Cellular-Connected UAV Trajectory Design With Connectivity Constraint: A Deep Reinforcement Learning Approach

Abstract

Cellular-connected unmanned aerial vehicle (UAV) communication has attracted increasingly attention recently. We consider a cellular-connected UAV carried with limited on-board energy during the mission period requires flying from its initial location to a pre-determined location before the on-board energy runs out. The work aims to minimize the total outage duration by exploiting the UAV's mobility to optimize its trajectory. Traditional methods for solving such problems usually require an accurate and tractable communication model, which is difficult to be realized due to the complexity of the communication system.
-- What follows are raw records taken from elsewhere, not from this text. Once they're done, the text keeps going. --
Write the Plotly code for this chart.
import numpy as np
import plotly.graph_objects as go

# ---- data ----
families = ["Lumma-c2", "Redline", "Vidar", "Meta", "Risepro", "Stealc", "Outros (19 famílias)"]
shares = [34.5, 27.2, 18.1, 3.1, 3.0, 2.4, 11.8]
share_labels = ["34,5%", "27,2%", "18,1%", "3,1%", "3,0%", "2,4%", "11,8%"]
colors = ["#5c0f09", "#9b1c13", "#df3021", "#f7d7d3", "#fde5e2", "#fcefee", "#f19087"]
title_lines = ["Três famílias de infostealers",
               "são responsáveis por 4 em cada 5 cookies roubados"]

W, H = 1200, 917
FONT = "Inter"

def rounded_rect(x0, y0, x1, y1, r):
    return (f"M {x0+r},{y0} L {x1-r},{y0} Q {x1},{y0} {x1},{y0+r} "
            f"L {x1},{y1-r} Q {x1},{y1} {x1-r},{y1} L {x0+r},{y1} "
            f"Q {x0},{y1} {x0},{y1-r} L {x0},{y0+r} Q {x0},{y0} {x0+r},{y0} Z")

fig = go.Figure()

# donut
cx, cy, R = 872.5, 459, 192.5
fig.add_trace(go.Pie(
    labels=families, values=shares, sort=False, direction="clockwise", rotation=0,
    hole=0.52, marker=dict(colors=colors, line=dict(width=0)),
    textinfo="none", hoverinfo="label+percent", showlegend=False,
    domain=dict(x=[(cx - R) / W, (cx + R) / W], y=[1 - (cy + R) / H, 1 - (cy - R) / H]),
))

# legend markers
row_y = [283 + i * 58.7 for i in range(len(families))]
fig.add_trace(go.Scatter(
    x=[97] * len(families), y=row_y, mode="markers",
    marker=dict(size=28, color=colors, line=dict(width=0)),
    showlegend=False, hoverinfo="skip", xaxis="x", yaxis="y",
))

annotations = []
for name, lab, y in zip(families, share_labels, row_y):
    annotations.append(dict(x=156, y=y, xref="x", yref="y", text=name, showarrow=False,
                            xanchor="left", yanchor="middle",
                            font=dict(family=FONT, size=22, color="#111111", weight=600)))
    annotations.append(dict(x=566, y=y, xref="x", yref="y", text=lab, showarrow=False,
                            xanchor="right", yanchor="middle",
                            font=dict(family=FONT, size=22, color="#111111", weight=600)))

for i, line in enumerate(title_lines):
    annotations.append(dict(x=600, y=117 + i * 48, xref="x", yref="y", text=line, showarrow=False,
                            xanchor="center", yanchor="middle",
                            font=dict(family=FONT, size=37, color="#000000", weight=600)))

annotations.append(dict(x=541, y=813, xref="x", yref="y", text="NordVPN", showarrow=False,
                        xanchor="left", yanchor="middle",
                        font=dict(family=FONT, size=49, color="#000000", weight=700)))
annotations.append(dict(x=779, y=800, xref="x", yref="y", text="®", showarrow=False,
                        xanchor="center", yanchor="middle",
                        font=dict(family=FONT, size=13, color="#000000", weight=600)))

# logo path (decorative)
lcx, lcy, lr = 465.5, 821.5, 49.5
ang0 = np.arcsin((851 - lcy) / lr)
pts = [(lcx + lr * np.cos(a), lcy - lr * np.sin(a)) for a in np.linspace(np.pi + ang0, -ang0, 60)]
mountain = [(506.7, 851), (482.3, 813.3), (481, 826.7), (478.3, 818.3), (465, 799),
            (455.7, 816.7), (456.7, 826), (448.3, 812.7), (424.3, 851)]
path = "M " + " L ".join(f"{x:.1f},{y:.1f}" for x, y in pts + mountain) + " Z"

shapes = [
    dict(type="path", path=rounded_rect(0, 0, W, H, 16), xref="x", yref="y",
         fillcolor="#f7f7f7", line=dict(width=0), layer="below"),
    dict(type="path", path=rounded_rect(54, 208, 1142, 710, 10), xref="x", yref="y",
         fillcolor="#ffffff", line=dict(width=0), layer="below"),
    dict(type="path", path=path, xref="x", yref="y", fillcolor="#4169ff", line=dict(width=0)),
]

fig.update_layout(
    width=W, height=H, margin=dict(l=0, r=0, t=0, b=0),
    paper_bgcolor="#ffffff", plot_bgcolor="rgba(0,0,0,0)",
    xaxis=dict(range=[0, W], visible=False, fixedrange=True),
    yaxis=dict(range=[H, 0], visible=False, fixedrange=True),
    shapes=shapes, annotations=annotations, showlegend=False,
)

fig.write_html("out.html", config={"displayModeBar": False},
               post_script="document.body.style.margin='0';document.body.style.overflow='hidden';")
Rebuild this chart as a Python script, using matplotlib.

Even if this problem is solved, the formulated problem is hard to be addressed by standard optimization techniques because of the non-convexity. To this end, we propose a novel approach based on deep reinforcement learning (DRL), which only requires multiple interactions between the UAV and the environment, and can solve such problems well. Specifically, using dueling double deep Q network (dueling DDQN) with multi-step learning algorithm, the outage time of the UAV with different on-board energy and communication connectivity constrains is investigated to evaluate the effectiveness of our proposed algorithm. Numerical results demonstrate the proposed design with DRL contributing to significant performance enhancement compared with the benchmark.